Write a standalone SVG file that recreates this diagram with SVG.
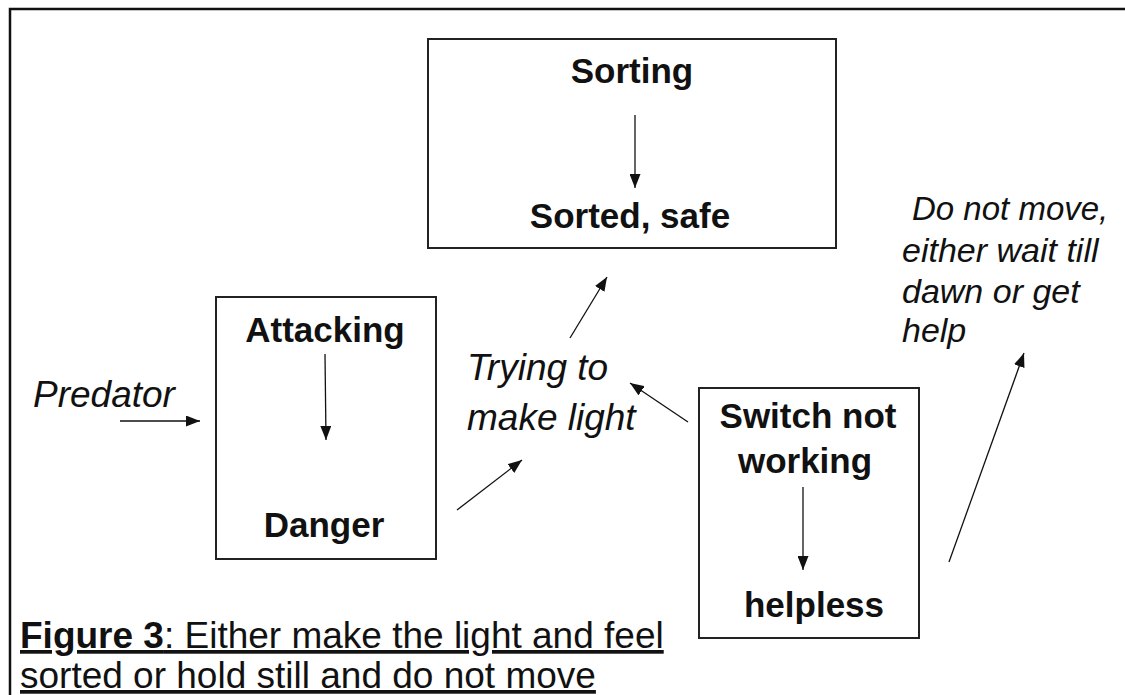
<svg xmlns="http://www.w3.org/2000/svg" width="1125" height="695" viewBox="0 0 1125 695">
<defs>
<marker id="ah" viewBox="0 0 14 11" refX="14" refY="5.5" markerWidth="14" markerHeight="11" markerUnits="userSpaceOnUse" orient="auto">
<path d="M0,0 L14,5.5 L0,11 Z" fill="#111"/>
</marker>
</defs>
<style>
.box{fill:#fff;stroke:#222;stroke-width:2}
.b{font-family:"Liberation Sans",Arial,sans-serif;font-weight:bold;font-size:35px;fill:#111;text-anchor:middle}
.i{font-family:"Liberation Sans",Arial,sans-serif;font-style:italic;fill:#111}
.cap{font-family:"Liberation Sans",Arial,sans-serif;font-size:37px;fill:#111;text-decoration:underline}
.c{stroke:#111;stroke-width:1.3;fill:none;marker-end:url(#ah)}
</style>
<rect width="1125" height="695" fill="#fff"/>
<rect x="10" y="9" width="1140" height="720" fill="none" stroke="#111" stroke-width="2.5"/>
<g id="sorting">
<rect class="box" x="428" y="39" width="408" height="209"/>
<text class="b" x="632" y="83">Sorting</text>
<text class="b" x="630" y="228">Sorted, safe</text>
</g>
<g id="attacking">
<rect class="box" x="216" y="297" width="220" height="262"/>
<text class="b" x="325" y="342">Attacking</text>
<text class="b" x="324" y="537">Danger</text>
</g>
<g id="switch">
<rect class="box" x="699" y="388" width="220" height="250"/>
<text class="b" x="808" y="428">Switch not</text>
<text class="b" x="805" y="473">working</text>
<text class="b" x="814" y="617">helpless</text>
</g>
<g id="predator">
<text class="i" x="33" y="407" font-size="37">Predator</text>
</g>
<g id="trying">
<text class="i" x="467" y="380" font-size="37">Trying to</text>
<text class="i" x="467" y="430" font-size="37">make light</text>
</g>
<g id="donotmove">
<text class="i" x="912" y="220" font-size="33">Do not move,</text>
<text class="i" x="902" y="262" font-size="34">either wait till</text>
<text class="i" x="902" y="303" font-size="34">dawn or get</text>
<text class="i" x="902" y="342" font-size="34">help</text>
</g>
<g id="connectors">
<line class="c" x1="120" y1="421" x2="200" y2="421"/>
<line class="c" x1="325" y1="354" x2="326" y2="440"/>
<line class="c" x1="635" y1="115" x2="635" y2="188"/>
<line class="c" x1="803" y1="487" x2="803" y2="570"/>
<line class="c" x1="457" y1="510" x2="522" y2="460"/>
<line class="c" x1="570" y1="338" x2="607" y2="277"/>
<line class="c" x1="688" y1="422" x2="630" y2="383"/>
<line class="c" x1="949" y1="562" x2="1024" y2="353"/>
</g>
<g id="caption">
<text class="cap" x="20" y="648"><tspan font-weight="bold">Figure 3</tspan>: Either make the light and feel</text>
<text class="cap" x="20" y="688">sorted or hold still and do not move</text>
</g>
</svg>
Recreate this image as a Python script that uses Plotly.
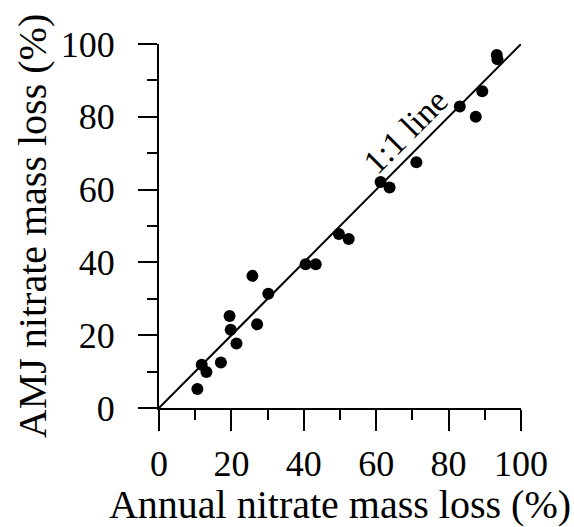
○ ○ ○ ○ ○ ○ ○
▸ **Exercise**
Print out the material word for word, omitting the pictures.

▸ **Result for this exercise**
Write a standalone SVG file that recreates this diagram with SVG.
<svg xmlns="http://www.w3.org/2000/svg" width="1125" height="695" viewBox="0 0 1125 695">
<defs>
<marker id="ah" viewBox="0 0 14 11" refX="14" refY="5.5" markerWidth="14" markerHeight="11" markerUnits="userSpaceOnUse" orient="auto">
<path d="M0,0 L14,5.5 L0,11 Z" fill="#111"/>
</marker>
</defs>
<style>
.box{fill:#fff;stroke:#222;stroke-width:2}
.b{font-family:"Liberation Sans",Arial,sans-serif;font-weight:bold;font-size:35px;fill:#111;text-anchor:middle}
.i{font-family:"Liberation Sans",Arial,sans-serif;font-style:italic;fill:#111}
.cap{font-family:"Liberation Sans",Arial,sans-serif;font-size:37px;fill:#111;text-decoration:underline}
.c{stroke:#111;stroke-width:1.3;fill:none;marker-end:url(#ah)}
</style>
<rect width="1125" height="695" fill="#fff"/>
<rect x="10" y="9" width="1140" height="720" fill="none" stroke="#111" stroke-width="2.5"/>
<g id="sorting">
<rect class="box" x="428" y="39" width="408" height="209"/>
<text class="b" x="632" y="83">Sorting</text>
<text class="b" x="630" y="228">Sorted, safe</text>
</g>
<g id="attacking">
<rect class="box" x="216" y="297" width="220" height="262"/>
<text class="b" x="325" y="342">Attacking</text>
<text class="b" x="324" y="537">Danger</text>
</g>
<g id="switch">
<rect class="box" x="699" y="388" width="220" height="250"/>
<text class="b" x="808" y="428">Switch not</text>
<text class="b" x="805" y="473">working</text>
<text class="b" x="814" y="617">helpless</text>
</g>
<g id="predator">
<text class="i" x="33" y="407" font-size="37">Predator</text>
</g>
<g id="trying">
<text class="i" x="467" y="380" font-size="37">Trying to</text>
<text class="i" x="467" y="430" font-size="37">make light</text>
</g>
<g id="donotmove">
<text class="i" x="912" y="220" font-size="33">Do not move,</text>
<text class="i" x="902" y="262" font-size="34">either wait till</text>
<text class="i" x="902" y="303" font-size="34">dawn or get</text>
<text class="i" x="902" y="342" font-size="34">help</text>
</g>
<g id="connectors">
<line class="c" x1="120" y1="421" x2="200" y2="421"/>
<line class="c" x1="325" y1="354" x2="326" y2="440"/>
<line class="c" x1="635" y1="115" x2="635" y2="188"/>
<line class="c" x1="803" y1="487" x2="803" y2="570"/>
<line class="c" x1="457" y1="510" x2="522" y2="460"/>
<line class="c" x1="570" y1="338" x2="607" y2="277"/>
<line class="c" x1="688" y1="422" x2="630" y2="383"/>
<line class="c" x1="949" y1="562" x2="1024" y2="353"/>
</g>
<g id="caption">
<text class="cap" x="20" y="648"><tspan font-weight="bold">Figure 3</tspan>: Either make the light and feel</text>
<text class="cap" x="20" y="688">sorted or hold still and do not move</text>
</g>
</svg>
Recreate this image as a Python script that uses Plotly.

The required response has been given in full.